The post-war trauma endured by men like Phil’s grandfather is a central theme in the documentary series. Broken and emaciated, Teddy Dorian returned home to live in a bungalow behind the family’s Brunswick house. Despite challenges, Gladys remained steadfast, though their relationships lacked the depth they once shared. 

“My grandmother accepted that they could not have a meaningful relationship, but she never pursued a divorce even though she had a boyfriend,” Phil said. 

“My grandfather was an alcoholic, and he’d drink methylated spirits with his mates – a gang of them would meet near the railway line and drink cheap plonk. He suffered acute post-traumatic stress, and his mates did too. His friend Michael Parlon was run over by a train next to the Brunswick bars; he may have committed suicide. His other mate Jackie O’Brien died on Phoenix Street after a drinking session, and my grandfather died when he was 49 years old.”

Phil was 11 at the time, and didn’t realise the details or depth of his grandfather’s trauma. 

Years later, he came across a group photo of the “Brunswick boys” on a hill in Austria at the Prisoner of War camp near Lienz. 


“It was a remarkable photograph, just under 30 men in three rows, with the Dolomite Mountains on the border of Austria and Italy behind them and I was always interested in it. And eventually I met Billy Ottaway who had gone to war with my grandfather, Teddy, and his best mate Michael. Through Billy, I heard stories about the photograph and the camp. He told me about their capture near the Corinth Canal on the way to Kalamata,” Phil explained.

Billy Ottaway from Dawson Street, Brunswick, just around the corner next to Barry Street, went walking for months after the Corinth Canal was attacked. 

“A Greek family took him in and he stayed there for weeks with the Germans passing by,” Phil said. 

“Eventually, he decided it was too risky because they didn’t speak English and he didn’t speak Greek, so he gave himself up. And it was there that he came across my grandfather and his mate.”

Meanwhile, Teddy’s brother, Roy Dorian escaped aboard the Costa Rica from Kalamata but the boat was sunk. 

“He made it to Crete when the Germans invaded on May 20, 1941 and fought in Giorgoupoli and they marched to Sfakia. They stopped out of the village on the Battle of 42nd Street,” Phil said, referring to the infamous battle when the Nazis launched an airborne attack. 

“He fought with Reg Saunders, the famous Indigenous Australian.”

Unfortunately for Roy, the boats had gone by the time he got to Sfakia and so he and a couple of mates found a dinghy and made their 11-hour escape to the island fo Gavdos, from there they walked for four hours to the South before coming across an invasion barge that took him to Egypt. Roy finally returned to Australia before being sent to Papua New Guinea to fight the Japanese, and that is where he finally died. 
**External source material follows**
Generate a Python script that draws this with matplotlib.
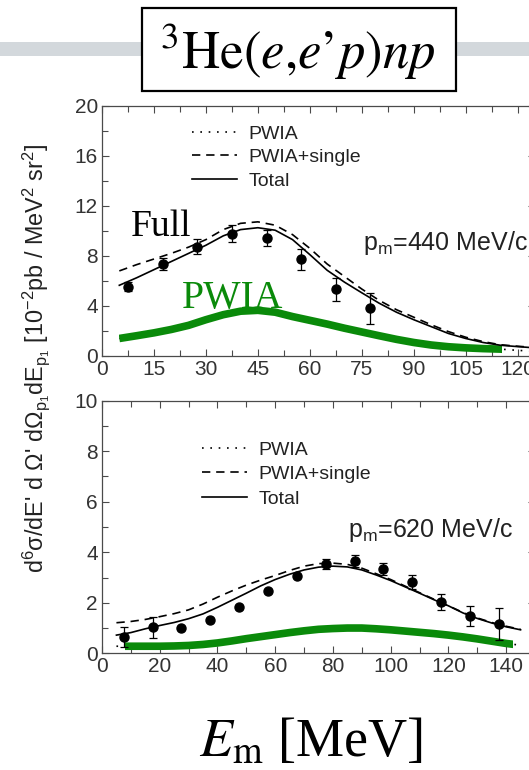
import numpy as np
import matplotlib
matplotlib.use("Agg")
import matplotlib.pyplot as plt
from matplotlib.lines import Line2D
from matplotlib.patches import Rectangle
from matplotlib.ticker import MultipleLocator

plt.rcParams['font.family'] = ['Liberation Sans', 'DejaVu Sans']
plt.rcParams['mathtext.fontset'] = 'custom'
plt.rcParams['mathtext.rm'] = 'Liberation Sans'
plt.rcParams['mathtext.it'] = 'Liberation Sans:italic'
plt.rcParams['mathtext.bf'] = 'Liberation Sans:bold'

# ---------------- p_m = 440 MeV/c ----------------
em_440_data = [7.5, 17.5, 27.5, 37.5, 47.5, 57.5, 67.5, 77.5]
xs_440_data = [5.55, 7.36, 8.72, 9.78, 9.45, 7.73, 5.33, 3.81]
err_440_data = [0.35, 0.47, 0.6, 0.65, 0.63, 0.84, 0.93, 1.23]

em_440_curve = [5, 10, 15, 20, 25, 30, 35, 40, 45, 50, 55, 60, 65, 70, 75,
                80, 85, 90, 95, 100, 105, 110, 115, 120, 125]
total_440 = [5.65, 6.25, 6.9, 7.55, 8.2, 8.85, 9.6, 10.1, 10.25, 10.05, 9.3,
             8.1, 6.85, 5.9, 5.05, 4.22, 3.5, 2.9, 2.35, 1.8, 1.4, 1.08,
             0.86, 0.75, 0.65]
single_440 = [6.8, 7.3, 7.75, 8.2, 8.7, 9.3, 10.1, 10.6, 10.72, 10.45, 9.7,
              8.6, 7.35, 6.35, 5.35, 4.45, 3.7, 3.1, 2.5, 1.95, 1.5, 1.15,
              0.9, 0.78, 0.68]
pwia_440 = [1.4, 1.62, 1.85, 2.12, 2.45, 2.9, 3.3, 3.58, 3.65, 3.5, 3.15,
            2.85, 2.55, 2.22, 1.92, 1.62, 1.33, 1.08, 0.88, 0.74, 0.65,
            0.59, 0.55, 0.45, 0.38]
pwia_band_440 = (5.0, 115.5)

# ---------------- p_m = 620 MeV/c ----------------
em_620_data = [7.5, 17.5, 27.5, 37.5, 47.5, 57.5, 67.5, 77.5, 87.5, 97.5,
               107.5, 117.5, 127.5, 137.5]
xs_620_data = [0.66, 1.03, 1.01, 1.32, 1.82, 2.45, 3.06, 3.52, 3.65, 3.34,
               2.81, 2.02, 1.48, 1.16]
err_620_data = [0.4, 0.41, 0.05, 0.05, 0.05, 0.05, 0.05, 0.2, 0.24, 0.25,
                0.28, 0.32, 0.41, 0.65]

em_620_curve = [5, 10, 15, 20, 25, 30, 35, 40, 45, 50, 55, 60, 65, 70, 75,
                80, 85, 90, 95, 100, 105, 110, 115, 120, 125, 130, 135, 140,
                145]
total_620 = [0.72, 0.82, 0.97, 1.1, 1.22, 1.37, 1.56, 1.82, 2.1, 2.38, 2.67,
             2.92, 3.13, 3.3, 3.41, 3.45, 3.42, 3.3, 3.1, 2.88, 2.63, 2.38,
             2.12, 1.88, 1.6, 1.38, 1.2, 1.05, 0.93]
single_620 = [1.21, 1.26, 1.34, 1.45, 1.57, 1.72, 1.95, 2.22, 2.47, 2.7, 2.9,
              3.08, 3.28, 3.45, 3.55, 3.57, 3.52, 3.37, 3.15, 2.92, 2.66,
              2.4, 2.14, 1.88, 1.62, 1.4, 1.22, 1.07, 0.95]
pwia_620 = [0.28, 0.28, 0.28, 0.28, 0.29, 0.31, 0.35, 0.41, 0.49, 0.58, 0.66,
            0.74, 0.82, 0.89, 0.95, 0.98, 1.0, 1.0, 0.97, 0.93, 0.88, 0.83,
            0.78, 0.72, 0.65, 0.57, 0.48, 0.39, 0.32]
pwia_band_620 = (8.0, 142.5)

legend_labels = ['PWIA', 'PWIA+single', 'Total']

GREEN = '#0a8a0a'
SPINE = '#4a4a4a'
TICKTXT = '#333333'

fig = plt.figure(figsize=(5.29, 7.70), dpi=100)
W, H = 529.0, 770.0


def fx(px):
    return px / W


def fy(py):
    return 1.0 - py / H


# header band and boxed reaction label
fig.patches.append(Rectangle((0, fy(56)), 1.0, (56 - 41.7) / H,
                             transform=fig.transFigure, facecolor='#d3d8dc',
                             edgecolor='none', zorder=0))
fig.patches.append(Rectangle((fx(142), fy(91)), (456 - 142) / W, (91 - 8) / H,
                             transform=fig.transFigure, facecolor='white',
                             edgecolor='black', linewidth=1.6, zorder=1))
fig.text(fx(298), fy(52), r"$^{3}\mathrm{He(}e\mathrm{,}e\mathrm{’}p\mathrm{)}np$",
         math_fontfamily='stix', fontsize=38, ha='center', va='center',
         color='black', zorder=2)


def style_axes(ax, xlim, ylim, xmaj, xmin, ymaj, ymin):
    ax.set_xlim(*xlim)
    ax.set_ylim(*ylim)
    ax.xaxis.set_major_locator(MultipleLocator(xmaj))
    ax.xaxis.set_minor_locator(MultipleLocator(xmin))
    ax.yaxis.set_major_locator(MultipleLocator(ymaj))
    ax.yaxis.set_minor_locator(MultipleLocator(ymin))
    ax.tick_params(which='both', direction='in', top=True, right=True,
                   color=SPINE, width=0.8, labelsize=15, labelcolor=TICKTXT)
    ax.tick_params(which='major', length=5, pad=3)
    ax.tick_params(which='minor', length=4)
    for s in ax.spines.values():
        s.set_color(SPINE)
        s.set_linewidth(0.9)


def draw_panel(ax, em_c, total, single, pwia, band, em_d, xs_d, err_d):
    ax.plot(em_c, pwia, color='black', lw=1.2, ls=(0, (1, 4)), zorder=2)
    green, = ax.plot(em_c, pwia, color=GREEN, lw=5.5, solid_capstyle='butt',
                     zorder=3)
    clip = Rectangle((band[0], -100), band[1] - band[0], 200,
                     transform=ax.transData)
    green.set_clip_path(clip)
    ax.plot(em_c, single, color='black', lw=1.2, ls=(0, (5, 3.5)), zorder=4)
    ax.plot(em_c, total, color='black', lw=1.2, zorder=4)
    ax.errorbar(em_d, xs_d, yerr=err_d, fmt='o', color='black', ms=6.5,
                capsize=3, elinewidth=0.9, capthick=0.9, zorder=5)


def add_legend(ax, anchor, spacing):
    handles = [Line2D([], [], color='black', lw=1.2, ls=(0, (1, 4))),
               Line2D([], [], color='black', lw=1.2, ls=(0, (5, 3.5))),
               Line2D([], [], color='black', lw=1.2)]
    leg = ax.legend(handles, legend_labels, loc='upper left',
                    bbox_to_anchor=anchor, frameon=False, fontsize=14,
                    handlelength=2.3, handletextpad=0.6, labelspacing=spacing,
                    borderpad=0, borderaxespad=0)
    for t in leg.get_texts():
        t.set_color('#222222')


# upper panel
ax1 = fig.add_axes([fx(102), fy(356), 433 / W, (356 - 105.7) / H])
style_axes(ax1, (0, 125), (0, 20), 15, 7.5, 4, 2)
draw_panel(ax1, em_440_curve, total_440, single_440, pwia_440, pwia_band_440,
           em_440_data, xs_440_data, err_440_data)
add_legend(ax1, ((192 - 102) / 433, (356 - 125) / 250.3), 0.3)
ax1.text(8.3, 9.6, 'Full', family='Liberation Serif', fontsize=27,
         color='black', zorder=6)
ax1.text(23.0, 3.8, 'PWIA', family='Liberation Serif', fontsize=28.5,
         color=GREEN, zorder=6)
ax1.text(75.3, 8.5, r'p$_{\mathrm{m}}$=440 MeV/c', fontsize=18,
         color='#222222', zorder=6)

# lower panel
ax2 = fig.add_axes([fx(102), fy(653.3), 433 / W, (653.3 - 400.7) / H])
style_axes(ax2, (0, 150), (0, 10), 20, 10, 2, 1)
draw_panel(ax2, em_620_curve, total_620, single_620, pwia_620, pwia_band_620,
           em_620_data, xs_620_data, err_620_data)
add_legend(ax2, ((202 - 102) / 433, (653.3 - 441) / 252.6), 0.36)
ax2.text(85.2, 4.6, r'p$_{\mathrm{m}}$=620 MeV/c', fontsize=18,
         color='#222222', zorder=6)

# shared axis titles
fig.text(fx(36), fy(358),
         r"d$^{6}$σ/dE' d Ω' dΩ$_{\mathrm{p}_{1}}$dE$_{\mathrm{p}_{1}}$ "
         r"[10$^{-2}$pb / MeV$^{2}$ sr$^{2}$]",
         rotation=90, ha='center', va='center', fontsize=16.8, color='#222222')
fig.text(fx(311), fy(757), r"$E_{\mathrm{m}}$ [MeV]", family='Liberation Serif',
         math_fontfamily='stix', fontsize=39, ha='center', va='baseline',
         color='black')

fig.savefig('out.png', dpi=100)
One son died, and the other came back after years in a POW camp. 


A ripple effect

“I’m interested in the social history and the impact of these men’s wartime experience on their families and their local community. It’s a much bigger study than that of my grandfather and family,” Phil said. 

A born storyteller, Phil also learned the art of filmography and travelled to Greece and Austria, revisiting the steps of the “Brunswick boys.” Along the way, he interviewed locals, capturing stories from different angles. 

“Billy told me that when he was in a POW camp in Austria, he saw a US airman jump from his plane and die when his parachute didn’t open. And when I travelled to the village, I met Roland Damani, the former school teacher, who told me of the same US airman. I’ve filmed that scene, where he died, where his plane, the Angel, came down, and I know that Billy was not exaggerating,” Phil said. 

Unseen footage, captured over years, will capture another side to WWII ANZACs. Phil hopes that, once released, “Gladys and the Brunswick Boys” will shed light on the profound impact of war across generations.